AC relaxation in the iron(8) molecular magnet

We investigate the low energy magnetic relaxation characteristics of the “iron eight” (Fe₈) molecular magnet. Each molecule in this material contains a cluster of eight Fe 3+ ions surrounded by organic ligands. The molecules arrange themselves into a regular lattice with triclinic symmetry. At sufficiently low energies, the electronic spins of the Fe3+ ions lock together into a “quantum rotator” with spin S = 10.; We derive a low energy effective Hamiltonian for this system, valid for temperatures less than T_c ∼ 360 mK , where T_c is the temperature at which the Fe₈ system crosses over into a “quantum regime” where relaxation characteristics become temperature independent. We show that in this regime the dominant environmental coupling is to the environmental spin bath in the molecule. We show how to explicitly calculate these couplings, given crystallographic information about the molecule, and do this for Fe₈. We use this information to calculate the linewidth, topological decoherence and orthogonality blocking parameters.
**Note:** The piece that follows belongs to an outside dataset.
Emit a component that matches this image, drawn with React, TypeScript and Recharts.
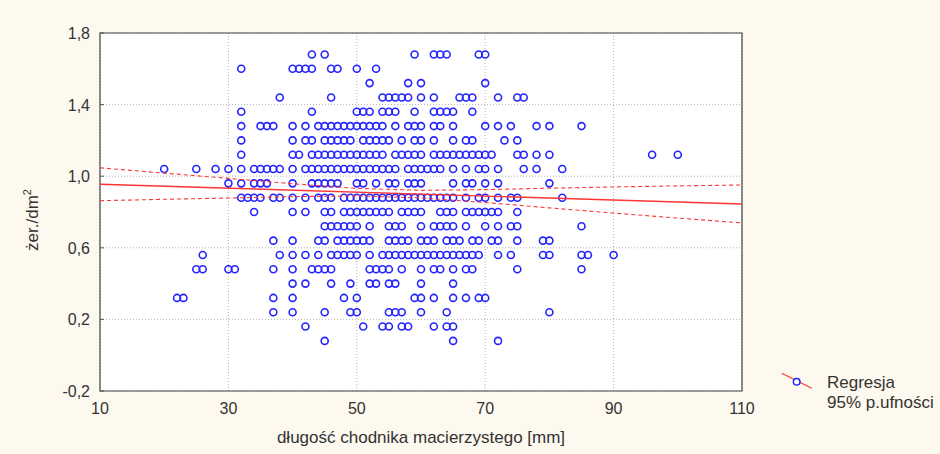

All of these quantities are shown to exhibit an isotope effect. We demonstrate that orthogonality blocking in Fe₈ is significant and suppresses coherent tunneling.; We then use our low energy effective Hamiltonian to calculate the single-molecule relaxation rate in the presence of an external magnetic field with both AC and DC components by solving the Landau-Zener problem in the presence of a nuclear spin bath. Both sawtooth and sinusoidal AC fields are analyzed. This single-molecule relaxation rate is then used as input into a master equation in order to take into account the many-molecule nature of the full system. Our results are then compared to quantum regime relaxation experiments performed on the Fe₈ system.